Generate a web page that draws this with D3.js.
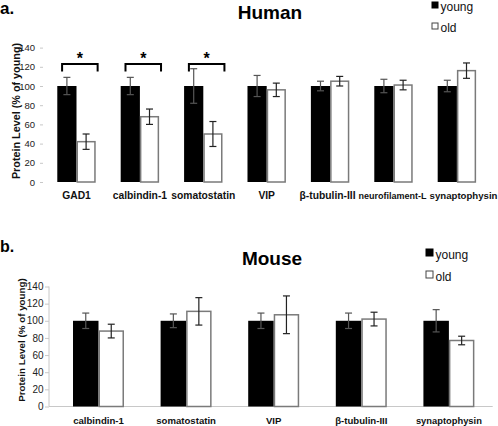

++++++++

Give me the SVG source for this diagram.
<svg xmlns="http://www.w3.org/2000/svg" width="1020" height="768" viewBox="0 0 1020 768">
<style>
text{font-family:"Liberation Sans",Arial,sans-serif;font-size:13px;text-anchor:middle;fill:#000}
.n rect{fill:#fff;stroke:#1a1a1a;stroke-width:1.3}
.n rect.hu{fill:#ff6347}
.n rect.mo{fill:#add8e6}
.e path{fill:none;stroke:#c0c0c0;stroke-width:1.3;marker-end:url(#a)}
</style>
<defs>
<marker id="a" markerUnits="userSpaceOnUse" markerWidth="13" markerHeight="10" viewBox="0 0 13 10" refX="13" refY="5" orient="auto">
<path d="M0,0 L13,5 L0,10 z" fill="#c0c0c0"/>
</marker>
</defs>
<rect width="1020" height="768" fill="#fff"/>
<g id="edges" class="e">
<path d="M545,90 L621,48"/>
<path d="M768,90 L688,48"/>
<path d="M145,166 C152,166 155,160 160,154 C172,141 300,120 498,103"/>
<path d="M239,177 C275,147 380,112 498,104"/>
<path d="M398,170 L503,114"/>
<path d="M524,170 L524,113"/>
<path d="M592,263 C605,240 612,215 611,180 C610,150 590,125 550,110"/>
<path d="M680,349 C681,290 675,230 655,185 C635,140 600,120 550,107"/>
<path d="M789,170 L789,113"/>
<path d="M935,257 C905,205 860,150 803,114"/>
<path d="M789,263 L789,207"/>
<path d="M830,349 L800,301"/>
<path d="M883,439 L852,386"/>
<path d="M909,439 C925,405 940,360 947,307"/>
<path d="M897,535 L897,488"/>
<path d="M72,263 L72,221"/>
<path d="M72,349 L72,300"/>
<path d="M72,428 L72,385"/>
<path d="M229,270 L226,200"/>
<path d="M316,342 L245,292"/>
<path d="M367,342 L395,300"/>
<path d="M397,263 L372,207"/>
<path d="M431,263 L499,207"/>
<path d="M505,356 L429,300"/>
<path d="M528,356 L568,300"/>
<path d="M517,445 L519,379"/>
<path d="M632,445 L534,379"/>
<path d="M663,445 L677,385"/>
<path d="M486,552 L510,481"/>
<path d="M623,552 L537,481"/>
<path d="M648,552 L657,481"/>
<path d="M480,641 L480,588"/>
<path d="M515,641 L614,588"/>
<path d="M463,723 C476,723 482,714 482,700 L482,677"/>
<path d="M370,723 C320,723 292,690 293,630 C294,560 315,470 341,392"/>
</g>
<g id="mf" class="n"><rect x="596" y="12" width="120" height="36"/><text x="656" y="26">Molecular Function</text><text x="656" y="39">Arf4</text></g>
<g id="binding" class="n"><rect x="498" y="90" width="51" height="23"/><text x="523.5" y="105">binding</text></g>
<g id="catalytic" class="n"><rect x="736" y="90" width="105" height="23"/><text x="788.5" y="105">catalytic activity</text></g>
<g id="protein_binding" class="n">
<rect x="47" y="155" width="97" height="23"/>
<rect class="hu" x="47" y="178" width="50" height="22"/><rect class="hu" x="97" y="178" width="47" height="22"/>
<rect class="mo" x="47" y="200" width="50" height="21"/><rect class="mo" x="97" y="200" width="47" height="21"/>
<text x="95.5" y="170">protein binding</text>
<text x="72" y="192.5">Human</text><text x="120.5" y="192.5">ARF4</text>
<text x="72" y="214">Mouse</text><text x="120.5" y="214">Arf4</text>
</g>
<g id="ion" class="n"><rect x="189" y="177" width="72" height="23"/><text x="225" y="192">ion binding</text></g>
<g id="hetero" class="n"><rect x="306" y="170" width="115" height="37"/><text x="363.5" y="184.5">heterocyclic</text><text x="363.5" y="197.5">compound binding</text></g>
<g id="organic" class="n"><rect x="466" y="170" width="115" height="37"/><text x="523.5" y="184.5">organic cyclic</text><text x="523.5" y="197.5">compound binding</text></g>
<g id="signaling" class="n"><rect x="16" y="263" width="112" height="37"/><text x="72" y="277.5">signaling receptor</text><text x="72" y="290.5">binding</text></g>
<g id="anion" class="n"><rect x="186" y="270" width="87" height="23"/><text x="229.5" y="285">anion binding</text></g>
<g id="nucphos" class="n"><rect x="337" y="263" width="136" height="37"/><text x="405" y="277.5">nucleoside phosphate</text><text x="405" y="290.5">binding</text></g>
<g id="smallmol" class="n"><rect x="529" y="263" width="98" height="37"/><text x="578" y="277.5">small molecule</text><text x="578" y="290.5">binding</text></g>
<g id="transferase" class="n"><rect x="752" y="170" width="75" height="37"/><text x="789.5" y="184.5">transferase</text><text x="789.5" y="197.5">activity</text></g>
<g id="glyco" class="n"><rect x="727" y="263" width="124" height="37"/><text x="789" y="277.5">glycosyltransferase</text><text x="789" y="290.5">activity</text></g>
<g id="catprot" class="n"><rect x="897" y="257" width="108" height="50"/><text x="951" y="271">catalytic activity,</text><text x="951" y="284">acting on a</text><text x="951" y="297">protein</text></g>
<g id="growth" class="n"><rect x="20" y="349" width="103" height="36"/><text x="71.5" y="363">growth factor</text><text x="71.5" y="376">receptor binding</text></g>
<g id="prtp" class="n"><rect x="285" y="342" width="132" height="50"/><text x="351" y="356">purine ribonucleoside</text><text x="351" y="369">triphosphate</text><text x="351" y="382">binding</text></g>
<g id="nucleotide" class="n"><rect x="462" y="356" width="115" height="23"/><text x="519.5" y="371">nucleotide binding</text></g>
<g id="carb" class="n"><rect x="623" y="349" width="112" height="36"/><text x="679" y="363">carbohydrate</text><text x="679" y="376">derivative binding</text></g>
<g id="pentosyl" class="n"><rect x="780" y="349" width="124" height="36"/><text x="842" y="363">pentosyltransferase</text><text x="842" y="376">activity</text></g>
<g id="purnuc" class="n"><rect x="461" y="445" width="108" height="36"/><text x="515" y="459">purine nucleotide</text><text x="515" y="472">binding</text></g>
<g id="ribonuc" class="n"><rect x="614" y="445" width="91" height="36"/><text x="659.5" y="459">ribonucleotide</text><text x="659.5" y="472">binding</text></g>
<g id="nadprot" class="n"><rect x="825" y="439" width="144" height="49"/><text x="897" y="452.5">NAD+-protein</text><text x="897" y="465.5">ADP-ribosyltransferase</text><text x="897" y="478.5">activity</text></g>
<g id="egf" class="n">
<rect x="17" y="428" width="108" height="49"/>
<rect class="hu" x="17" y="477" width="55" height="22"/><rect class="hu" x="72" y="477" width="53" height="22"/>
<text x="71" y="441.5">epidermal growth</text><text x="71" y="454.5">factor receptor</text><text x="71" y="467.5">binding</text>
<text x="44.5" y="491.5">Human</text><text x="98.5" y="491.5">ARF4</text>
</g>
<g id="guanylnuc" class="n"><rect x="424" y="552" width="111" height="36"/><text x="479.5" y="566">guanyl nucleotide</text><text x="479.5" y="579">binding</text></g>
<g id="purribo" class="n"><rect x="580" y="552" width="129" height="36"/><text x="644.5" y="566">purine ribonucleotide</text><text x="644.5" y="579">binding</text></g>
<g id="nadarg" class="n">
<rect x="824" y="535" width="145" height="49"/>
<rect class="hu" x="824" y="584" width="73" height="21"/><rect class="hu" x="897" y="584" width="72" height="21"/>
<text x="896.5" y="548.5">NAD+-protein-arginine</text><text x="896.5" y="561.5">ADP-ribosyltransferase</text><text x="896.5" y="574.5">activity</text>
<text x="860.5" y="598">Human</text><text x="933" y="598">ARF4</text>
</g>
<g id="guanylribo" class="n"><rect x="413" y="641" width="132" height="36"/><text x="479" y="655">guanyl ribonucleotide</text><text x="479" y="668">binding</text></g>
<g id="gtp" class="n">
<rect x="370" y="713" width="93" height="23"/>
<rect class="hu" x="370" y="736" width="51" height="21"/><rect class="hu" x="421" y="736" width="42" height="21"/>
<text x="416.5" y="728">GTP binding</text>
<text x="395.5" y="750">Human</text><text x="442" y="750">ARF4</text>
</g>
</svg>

++++++++

**EXERCISE DETAILS**
Tell how many lines in the material above include the word "this", giving the number only.

**TASK ANSWER**
2